### TASK BRIEF
Repeat all the material exactly; pictures stay out of your copy.
───
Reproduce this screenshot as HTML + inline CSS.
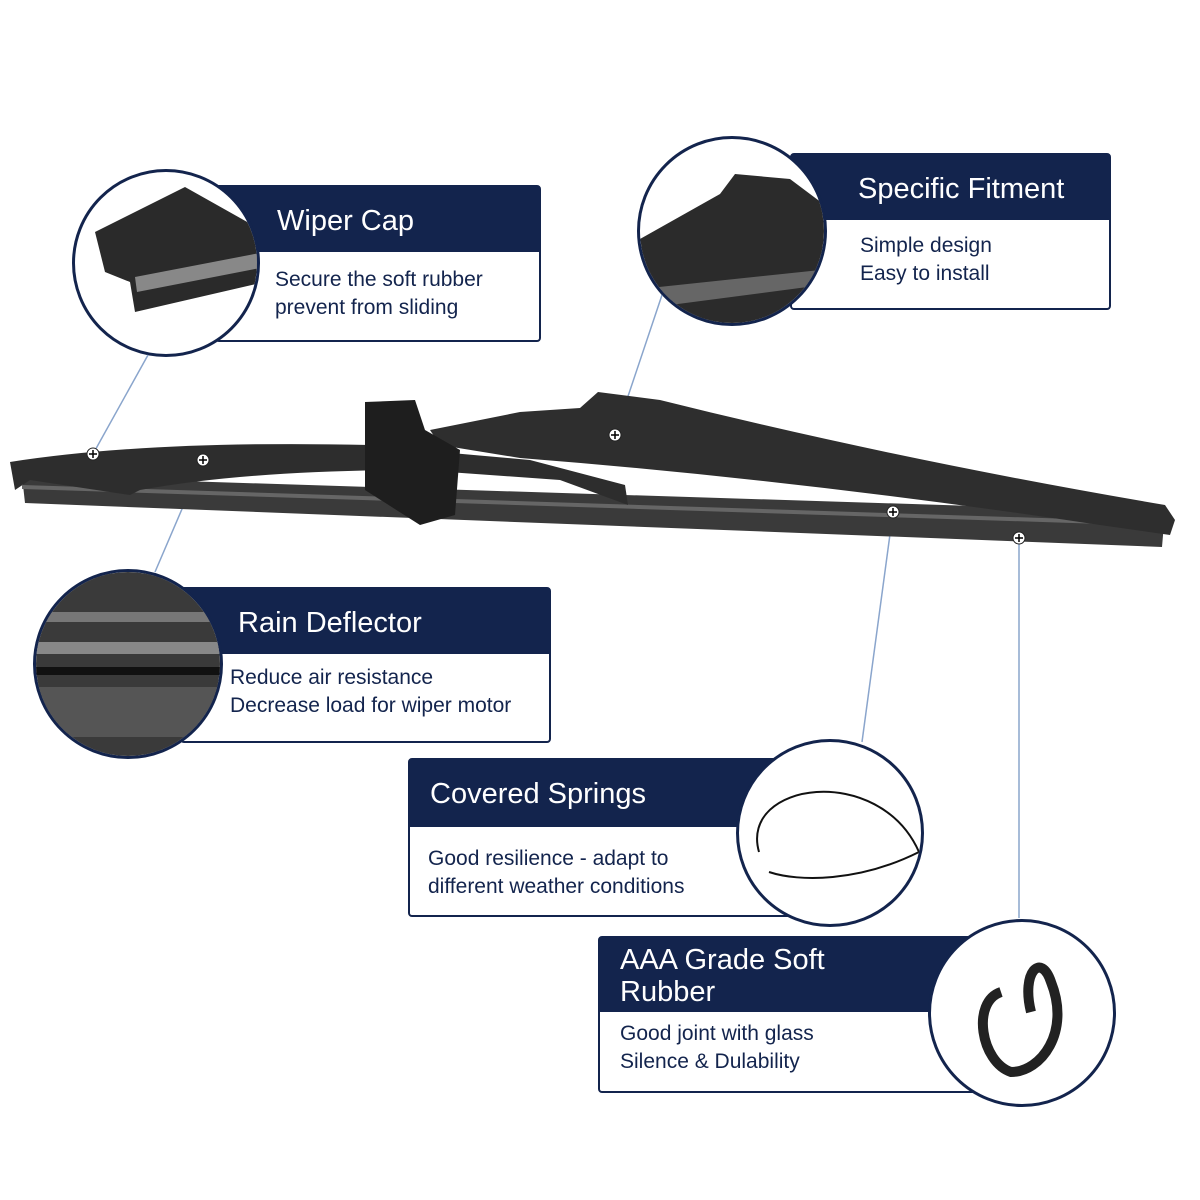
<!DOCTYPE html>
<html><head><meta charset="utf-8"><style>
body{margin:0;background:#fff;width:1200px;height:1200px;overflow:hidden;position:relative;font-family:"Liberation Sans",sans-serif}
.box{position:absolute;border:2px solid #13244d;background:#fff;box-sizing:border-box;border-radius:4px}
.hd{background:#13244d;color:#fff;font-size:29px;box-sizing:border-box}
.bd{color:#13244d;font-size:21px;line-height:28px}
.c{position:absolute;border:3px solid #13244d;border-radius:50%;background:#fff;box-sizing:border-box;overflow:hidden}
</style></head><body>
<div class="box" style="left:215px;top:185px;width:326px;height:157px"><div class="hd" style="height:65px;padding:18px 0 0 60px">Wiper Cap</div><div class="bd" style="padding:14px 0 0 58px">Secure the soft rubber<br>prevent from sliding</div></div>
<div class="box" style="left:790px;top:153px;width:321px;height:157px"><div class="hd" style="height:65px;padding:18px 0 0 66px">Specific Fitment</div><div class="bd" style="padding:12px 0 0 68px">Simple design<br>Easy to install</div></div>
<div class="box" style="left:180px;top:587px;width:371px;height:156px"><div class="hd" style="height:65px;padding:18px 0 0 56px">Rain Deflector</div><div class="bd" style="padding:10px 0 0 48px">Reduce air resistance<br>Decrease load for wiper motor</div></div>
<div class="box" style="left:408px;top:758px;width:385px;height:159px"><div class="hd" style="height:67px;padding:18px 0 0 20px">Covered Springs</div><div class="bd" style="padding:18px 0 0 18px">Good resilience - adapt to<br>different weather conditions</div></div>
<div class="box" style="left:598px;top:936px;width:380px;height:157px"><div class="hd" style="height:74px;padding:6px 0 0 20px;line-height:32px">AAA Grade Soft<br>Rubber</div><div class="bd" style="padding:8px 0 0 20px">Good joint with glass<br>Silence &amp; Dulability</div></div>

<div class="c" style="left:72px;top:169px;width:188px;height:188px"><svg width="188" height="188"><path d="M20 60 L110 15 L190 60 L190 110 L60 140 L55 110 L30 100 Z" fill="#2a2a2a"/><path d="M60 105 L190 80 L190 95 L62 120Z" fill="#888"/></svg></div>
<div class="c" style="left:637px;top:136px;width:190px;height:190px"><svg width="190" height="190"><path d="M0 100 L80 55 L95 35 L150 40 L190 70 L190 190 L0 190Z" fill="#2b2b2b"/><path d="M0 150 L190 130 L190 145 L0 170Z" fill="#666"/></svg></div>
<div class="c" style="left:33px;top:569px;width:190px;height:190px"><svg width="190" height="190"><rect width="190" height="190" fill="#3a3a3a"/><rect y="40" width="190" height="10" fill="#777"/><rect y="70" width="190" height="12" fill="#888"/><rect y="95" width="190" height="8" fill="#111"/><rect y="115" width="190" height="50" fill="#555"/></svg></div>
<div class="c" style="left:736px;top:739px;width:188px;height:188px"><svg width="188" height="188"><path d="M20 110 C0 40 140 20 180 110 C120 140 60 140 30 130" fill="none" stroke="#111" stroke-width="2"/></svg></div>
<div class="c" style="left:928px;top:919px;width:188px;height:188px"><svg width="188" height="188"><path d="M70 70 C40 80 50 140 80 150 C110 150 140 110 120 60 C110 30 90 50 100 90" fill="none" stroke="#222" stroke-width="10"/></svg></div>

<svg style="position:absolute;left:0;top:0" width="1200" height="1200">
<g stroke="#8aa5cc" stroke-width="1.5"><line x1="93" y1="454" x2="148" y2="355"/><line x1="203" y1="460" x2="155" y2="572"/><line x1="615" y1="435" x2="662" y2="295"/><line x1="893" y1="512" x2="862" y2="742"/><line x1="1019" y1="538" x2="1019" y2="918"/></g>
<path d="M22 476 L1165 512 L1162 547 L25 503Z" fill="#3a3a3a"/>
<path d="M22 485 L1165 522 L1165 526 L22 489Z" fill="#666"/>
<path d="M10 462 Q150 440 370 445 L440 452 L530 460 L625 485 L628 505 L560 480 L420 470 Q250 470 140 490 L130 495 L30 480 L15 490Z" fill="#2d2d2d"/>
<path d="M430 430 L520 412 L580 408 L598 392 L660 400 Q900 460 1165 505 L1175 520 L1170 535 L1100 525 Q800 480 520 458 L440 445Z" fill="#2e2e2e"/>
<path d="M365 402 L415 400 L425 430 L460 450 L455 515 L420 525 L365 490Z" fill="#1e1e1e"/>
<g fill="#fff" stroke="#222" stroke-width="1"><circle cx="93" cy="454" r="6"/><circle cx="203" cy="460" r="6"/><circle cx="615" cy="435" r="6"/><circle cx="893" cy="512" r="6"/><circle cx="1019" cy="538" r="6"/></g>
<g stroke="#000" stroke-width="1.5"><path d="M89 454h8M93 450v8M199 460h8M203 456v8M611 435h8M615 431v8M889 512h8M893 508v8M1015 538h8M1019 534v8"/></g>
</svg>
</body></html>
───
### TASK ANSWER
Reproduce this screenshot as HTML + inline CSS.
<!DOCTYPE html>
<html><head><meta charset="utf-8"><style>
body{margin:0;background:#fff;width:1200px;height:1200px;overflow:hidden;position:relative;font-family:"Liberation Sans",sans-serif}
.box{position:absolute;border:2px solid #13244d;background:#fff;box-sizing:border-box;border-radius:4px}
.hd{background:#13244d;color:#fff;font-size:29px;box-sizing:border-box}
.bd{color:#13244d;font-size:21px;line-height:28px}
.c{position:absolute;border:3px solid #13244d;border-radius:50%;background:#fff;box-sizing:border-box;overflow:hidden}
</style></head><body>
<div class="box" style="left:215px;top:185px;width:326px;height:157px"><div class="hd" style="height:65px;padding:18px 0 0 60px">Wiper Cap</div><div class="bd" style="padding:14px 0 0 58px">Secure the soft rubber<br>prevent from sliding</div></div>
<div class="box" style="left:790px;top:153px;width:321px;height:157px"><div class="hd" style="height:65px;padding:18px 0 0 66px">Specific Fitment</div><div class="bd" style="padding:12px 0 0 68px">Simple design<br>Easy to install</div></div>
<div class="box" style="left:180px;top:587px;width:371px;height:156px"><div class="hd" style="height:65px;padding:18px 0 0 56px">Rain Deflector</div><div class="bd" style="padding:10px 0 0 48px">Reduce air resistance<br>Decrease load for wiper motor</div></div>
<div class="box" style="left:408px;top:758px;width:385px;height:159px"><div class="hd" style="height:67px;padding:18px 0 0 20px">Covered Springs</div><div class="bd" style="padding:18px 0 0 18px">Good resilience - adapt to<br>different weather conditions</div></div>
<div class="box" style="left:598px;top:936px;width:380px;height:157px"><div class="hd" style="height:74px;padding:6px 0 0 20px;line-height:32px">AAA Grade Soft<br>Rubber</div><div class="bd" style="padding:8px 0 0 20px">Good joint with glass<br>Silence &amp; Dulability</div></div>

<div class="c" style="left:72px;top:169px;width:188px;height:188px"><svg width="188" height="188"><path d="M20 60 L110 15 L190 60 L190 110 L60 140 L55 110 L30 100 Z" fill="#2a2a2a"/><path d="M60 105 L190 80 L190 95 L62 120Z" fill="#888"/></svg></div>
<div class="c" style="left:637px;top:136px;width:190px;height:190px"><svg width="190" height="190"><path d="M0 100 L80 55 L95 35 L150 40 L190 70 L190 190 L0 190Z" fill="#2b2b2b"/><path d="M0 150 L190 130 L190 145 L0 170Z" fill="#666"/></svg></div>
<div class="c" style="left:33px;top:569px;width:190px;height:190px"><svg width="190" height="190"><rect width="190" height="190" fill="#3a3a3a"/><rect y="40" width="190" height="10" fill="#777"/><rect y="70" width="190" height="12" fill="#888"/><rect y="95" width="190" height="8" fill="#111"/><rect y="115" width="190" height="50" fill="#555"/></svg></div>
<div class="c" style="left:736px;top:739px;width:188px;height:188px"><svg width="188" height="188"><path d="M20 110 C0 40 140 20 180 110 C120 140 60 140 30 130" fill="none" stroke="#111" stroke-width="2"/></svg></div>
<div class="c" style="left:928px;top:919px;width:188px;height:188px"><svg width="188" height="188"><path d="M70 70 C40 80 50 140 80 150 C110 150 140 110 120 60 C110 30 90 50 100 90" fill="none" stroke="#222" stroke-width="10"/></svg></div>

<svg style="position:absolute;left:0;top:0" width="1200" height="1200">
<g stroke="#8aa5cc" stroke-width="1.5"><line x1="93" y1="454" x2="148" y2="355"/><line x1="203" y1="460" x2="155" y2="572"/><line x1="615" y1="435" x2="662" y2="295"/><line x1="893" y1="512" x2="862" y2="742"/><line x1="1019" y1="538" x2="1019" y2="918"/></g>
<path d="M22 476 L1165 512 L1162 547 L25 503Z" fill="#3a3a3a"/>
<path d="M22 485 L1165 522 L1165 526 L22 489Z" fill="#666"/>
<path d="M10 462 Q150 440 370 445 L440 452 L530 460 L625 485 L628 505 L560 480 L420 470 Q250 470 140 490 L130 495 L30 480 L15 490Z" fill="#2d2d2d"/>
<path d="M430 430 L520 412 L580 408 L598 392 L660 400 Q900 460 1165 505 L1175 520 L1170 535 L1100 525 Q800 480 520 458 L440 445Z" fill="#2e2e2e"/>
<path d="M365 402 L415 400 L425 430 L460 450 L455 515 L420 525 L365 490Z" fill="#1e1e1e"/>
<g fill="#fff" stroke="#222" stroke-width="1"><circle cx="93" cy="454" r="6"/><circle cx="203" cy="460" r="6"/><circle cx="615" cy="435" r="6"/><circle cx="893" cy="512" r="6"/><circle cx="1019" cy="538" r="6"/></g>
<g stroke="#000" stroke-width="1.5"><path d="M89 454h8M93 450v8M199 460h8M203 456v8M611 435h8M615 431v8M889 512h8M893 508v8M1015 538h8M1019 534v8"/></g>
</svg>
</body></html>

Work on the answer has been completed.